An earlier generation of heraldic beasts had inspired Woodford to create the Queen's Beasts. These were the King’s Beasts of Henry VIII that had been commissioned in 1536 in order to celebrate the King's marriage to Jane Seymour. These original sculptures were unfortunately destroyed sometime during the late 17th century. However, recreations of them can still be seen at the Hampton Court Palace where they line the moat bridge.
The brilliant uncirculated version of the gold coins is available in the denominations of 1 oz and 1/4 oz. Proof coins are available in these sizes as well and two additional sizes of 5 oz and 1 kg.
Britain's Royal Mint released the first three coins of the Queen's Beasts series within a year. That is quite unusual as most other coin series see only one new coin design released each year. The first coin was issued in March 2016, followed by the second coin in November 2016 and the third in March 2017. Proof coins with the first coin design that shows the Lion of England however only came out in December 2016. Seven additional coins will come out in succession until the series scheduled completion in 2021.
Mintage of the brilliant uncirculated 1 oz and 1/4 oz British Queen's Beasts Gold coins is not capped and according to the current market demand. However, there are maximum mintages in place for the 1 kg, 5 oz, 1 oz and 1/4 oz proof versions of the coins.
The Royal Mint introduced the Queen's Beasts silver coins in 2016, just like the gold version of the coins. The design of the silver coins is identical to that of the gold coins and the first three coin designs displayed the Lion of England, the Griffin of Edward III and the Red Dragon of Wales in succession. The coins are minted out of 99.99% fine silver. Brilliant uncirculated coins are minted according to market demand in the sizes of 2 oz and 10 oz. Mintage of the four proof coin sizes (1 kg, 10 oz, 5 oz, 1 oz) is capped however. A total of 10 coin designs will eventually make up the Queen's Beasts series when it ends in 2021.

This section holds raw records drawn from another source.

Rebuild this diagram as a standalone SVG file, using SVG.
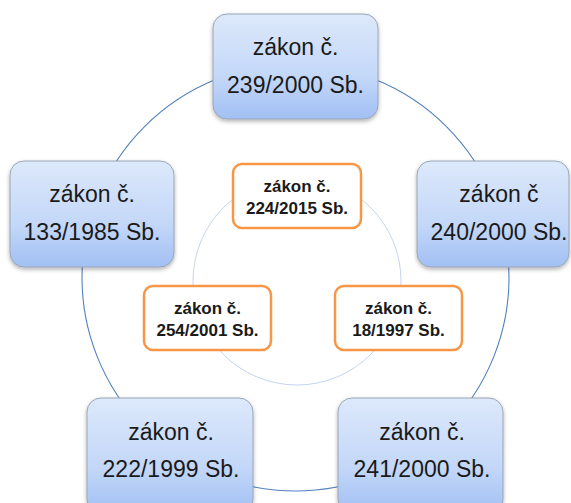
<svg xmlns="http://www.w3.org/2000/svg" width="571" height="503" viewBox="0 0 571 503">
<defs>
<linearGradient id="bg" x1="0" y1="0" x2="0" y2="1">
<stop offset="0" stop-color="#dde9fb"/>
<stop offset="0.6" stop-color="#c3d7f8"/>
<stop offset="1" stop-color="#a2c0f4"/>
</linearGradient>
<filter id="sh" x="-10%" y="-10%" width="120%" height="130%">
<feDropShadow dx="0" dy="2" stdDeviation="2" flood-color="#000" flood-opacity="0.3"/>
</filter>
<style>
.blue{fill:url(#bg);stroke:#9aa5b5;stroke-width:1;filter:url(#sh)}
.org{fill:#ffffff;stroke:#f79646;stroke-width:2.5}
.bt{font-family:"Liberation Sans",Arial,sans-serif;font-size:23px;fill:#1a1a1a;text-anchor:middle}
.ot{font-family:"Liberation Sans",Arial,sans-serif;font-size:17px;font-weight:bold;fill:#1a1a1a;text-anchor:middle}
</style>
</defs>
<rect width="571" height="503" fill="#ffffff"/>
<g id="connectors">
<circle cx="295.5" cy="277.5" r="213.5" fill="none" stroke="#4f81bd" stroke-width="1.1"/>
<circle cx="297" cy="281" r="104" fill="none" stroke="#c5d5ee" stroke-width="1"/>
</g>
<g id="n239">
<rect class="blue" x="213" y="14" width="165" height="105" rx="14"/>
<text class="bt" x="295.5" y="55">zákon č.</text>
<text class="bt" x="295.5" y="93">239/2000 Sb.</text>
</g>
<g id="n240">
<rect class="blue" x="417" y="161" width="152" height="106" rx="14"/>
<text class="bt" x="499" y="202">zákon č</text>
<text class="bt" x="499" y="240">240/2000 Sb.</text>
</g>
<g id="n133">
<rect class="blue" x="10" y="161" width="164" height="106" rx="14"/>
<text class="bt" x="92" y="202">zákon č.</text>
<text class="bt" x="92" y="240">133/1985 Sb.</text>
</g>
<g id="n222">
<rect class="blue" x="87" y="398" width="166" height="115" rx="14"/>
<text class="bt" x="171" y="440">zákon č.</text>
<text class="bt" x="171" y="477">222/1999 Sb.</text>
</g>
<g id="n241">
<rect class="blue" x="338" y="398" width="165" height="115" rx="14"/>
<text class="bt" x="422" y="440">zákon č.</text>
<text class="bt" x="422" y="477">241/2000 Sb.</text>
</g>
<g id="n224">
<rect class="org" x="233" y="164" width="128" height="64" rx="9"/>
<text class="ot" x="297" y="192">zákon č.</text>
<text class="ot" x="297" y="214">224/2015 Sb.</text>
</g>
<g id="n254">
<rect class="org" x="144" y="286" width="127" height="64" rx="9"/>
<text class="ot" x="207.5" y="314">zákon č.</text>
<text class="ot" x="207.5" y="336">254/2001 Sb.</text>
</g>
<g id="n18">
<rect class="org" x="335" y="286" width="127" height="64" rx="9"/>
<text class="ot" x="398.5" y="314">zákon č.</text>
<text class="ot" x="398.5" y="336">18/1997 Sb.</text>
</g>
</svg>
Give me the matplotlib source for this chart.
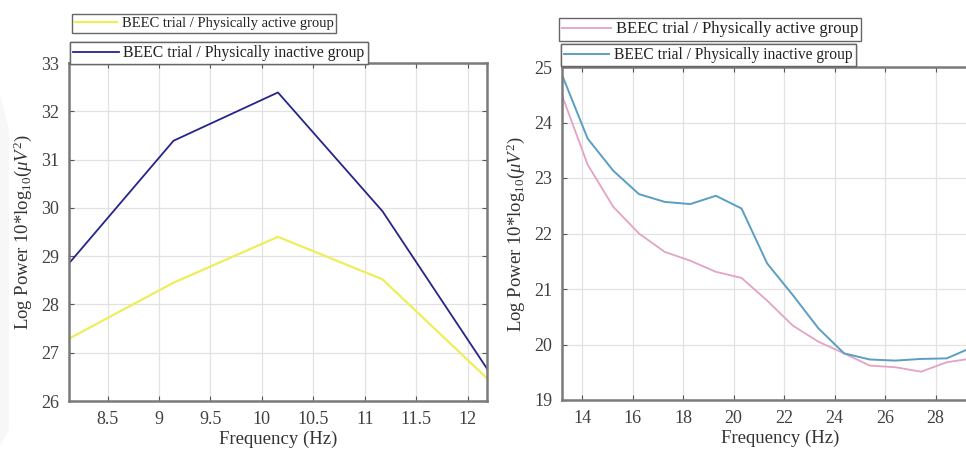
import matplotlib
matplotlib.use("Agg")
import matplotlib.pyplot as plt
from matplotlib.patches import Polygon

plt.rcParams['font.family'] = ['Liberation Serif', 'DejaVu Serif']
plt.rcParams['mathtext.fontset'] = 'custom'
plt.rcParams['mathtext.rm'] = 'Liberation Serif'
plt.rcParams['mathtext.it'] = 'Liberation Serif:italic'

# alpha band (left panel)
alpha_freq = [8.125, 9.141, 10.156, 11.172, 12.188]
alpha_active = [27.29, 28.45, 29.40, 28.52, 26.47]
alpha_inactive = [28.85, 31.39, 32.39, 29.93, 26.67]

# beta band (right panel)
beta_freq = [13.203, 14.219, 15.234, 16.250, 17.266, 18.281, 19.297, 20.313, 21.328,
             22.344, 23.359, 24.375, 25.391, 26.406, 27.422, 28.438, 29.453, 30.469]
beta_active = [24.49, 23.24, 22.48, 22.00, 21.67, 21.51, 21.31, 21.20, 20.79,
               20.34, 20.05, 19.84, 19.62, 19.59, 19.51, 19.68, 19.75, 19.80]
beta_inactive = [24.86, 23.71, 23.13, 22.71, 22.57, 22.53, 22.68, 22.45, 21.46,
                 20.89, 20.29, 19.84, 19.73, 19.71, 19.74, 19.75, 19.95, 20.10]

label_active = 'BEEC trial / Physically active group'
label_inactive = 'BEEC trial / Physically inactive group'
ylabel = r'Log Power 10*log$_{10}$($\mu V^2$)'

W, H = 966, 451
fig = plt.figure(figsize=(W / 100, H / 100), dpi=100)

# faint grey mark along the left edge of the page
fig.patches.append(Polygon([(0, 1 - 95 / H), (9 / W, 1 - 130 / H), (9 / W, 1 - 430 / H),
                            (0, 1 - 445 / H)], closed=True, transform=fig.transFigure,
                           facecolor='#f7f7f7', edgecolor='none', zorder=0))


def px_box(x0, x1, ytop, ybot):
    return [x0 / W, 1 - ybot / H, (x1 - x0) / W, (ybot - ytop) / H]


def style_axes(ax):
    for s in ax.spines.values():
        s.set_color('#7a7a7a')
        s.set_linewidth(1.8)
    ax.grid(True, color='#e2e2e2', linewidth=0.9)
    ax.set_axisbelow(True)
    ax.tick_params(direction='in', length=3.5, width=0.8, color='#555555',
                   top=True, right=True, labelsize=13, pad=7,
                   labelcolor='#404040')
    ax.set_xlabel('Frequency (Hz)', fontsize=13.5, color='#333333', labelpad=2)
    ax.set_ylabel(ylabel, fontsize=13.5, color='#333333', labelpad=5)


def add_legend(ax, line, text, x0, ytop, fs):
    leg = ax.legend([line], [text], loc='upper left',
                    bbox_to_anchor=(x0 / W, 1 - ytop / H),
                    bbox_transform=fig.transFigure,
                    fancybox=False, framealpha=1, edgecolor='#666666',
                    fontsize=fs, handlelength=2.9, handletextpad=0.3,
                    borderpad=0.2, borderaxespad=0)
    leg.get_frame().set_linewidth(1.0)
    for t in leg.get_texts():
        t.set_color('#222222')
    ax.add_artist(leg)


# left panel
ax1 = fig.add_axes(px_box(69, 487, 63, 401))
l1, = ax1.plot(alpha_freq, alpha_active, color='#eeee5a', lw=1.6)
l2, = ax1.plot(alpha_freq, alpha_inactive, color='#25258a', lw=1.3)
ax1.set_xlim(8.125, 12.188)
ax1.set_ylim(26, 33)
ax1.set_xticks([8.5, 9, 9.5, 10, 10.5, 11, 11.5, 12])
ax1.set_xticklabels(['8.5', '9', '9.5', '10', '10.5', '11', '11.5', '12'])
ax1.set_yticks(range(26, 34))
style_axes(ax1)
add_legend(ax1, l1, label_active, 72, 14, 10.5)
add_legend(ax1, l2, label_inactive, 70, 42, 11.3)

# right panel, runs past the right edge of the figure
ax2 = fig.add_axes(px_box(562, 998, 67, 400))
r1, = ax2.plot(beta_freq, beta_active, color='#e4a2c4', lw=1.3)
r2, = ax2.plot(beta_freq, beta_inactive, color='#5a9fc2', lw=1.4)
ax2.set_xlim(13.203, 30.469)
ax2.set_ylim(19, 25)
ax2.set_xticks(range(14, 29, 2))
ax2.set_yticks(range(19, 26))
style_axes(ax2)
add_legend(ax2, r1, label_active, 559, 18, 12)
add_legend(ax2, r2, label_inactive, 561, 44, 11.2)

fig.savefig('out.png', dpi=100)
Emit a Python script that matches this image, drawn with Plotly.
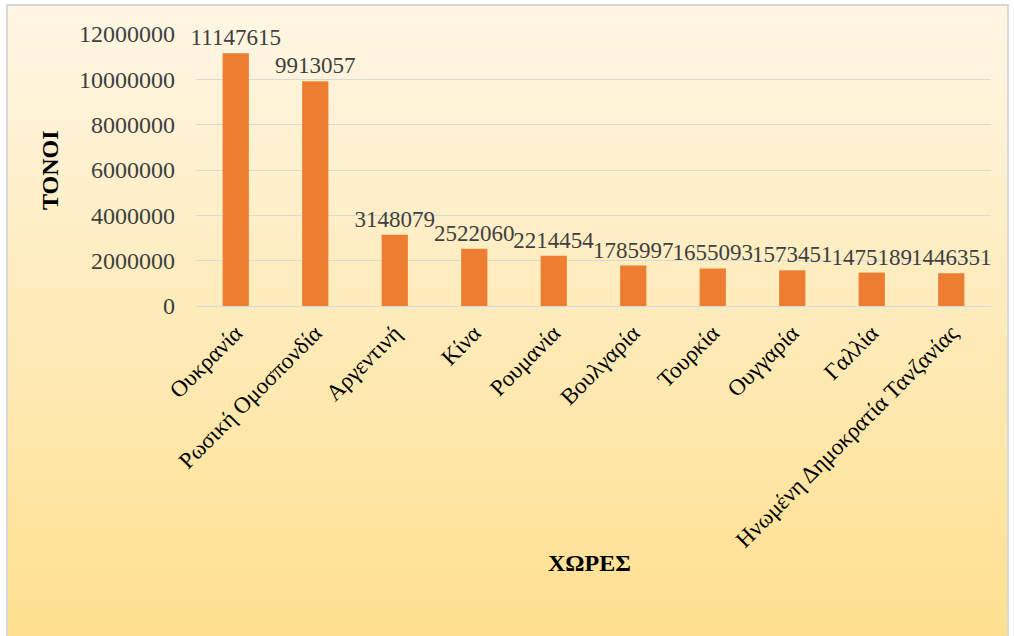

The Queen's Beasts Silver coin page gives more information about the coins and allows you to compare current prices.
Due to the overwhelming success of the gold and silver version of the Queen's Beasts coins, the Royal Mint decided to expand the series in 2017 by including a platinum version. The new 1 oz Queen's Beasts Platinum coins are 99.95% pure and have a face value of £100. For now, only brilliant uncirculated coins are issued. They are very thin with a thickness of just 1 mm and 32.69 mm in diameter. The first inaugural issue shows the Lion of England on the reverse and a portrait of Queen Elizabeth II on the obverse. The reverse design of the 2nd coin shows the Griffin of Edward III. When the series eventually ends, a total of 10 coins will have been released.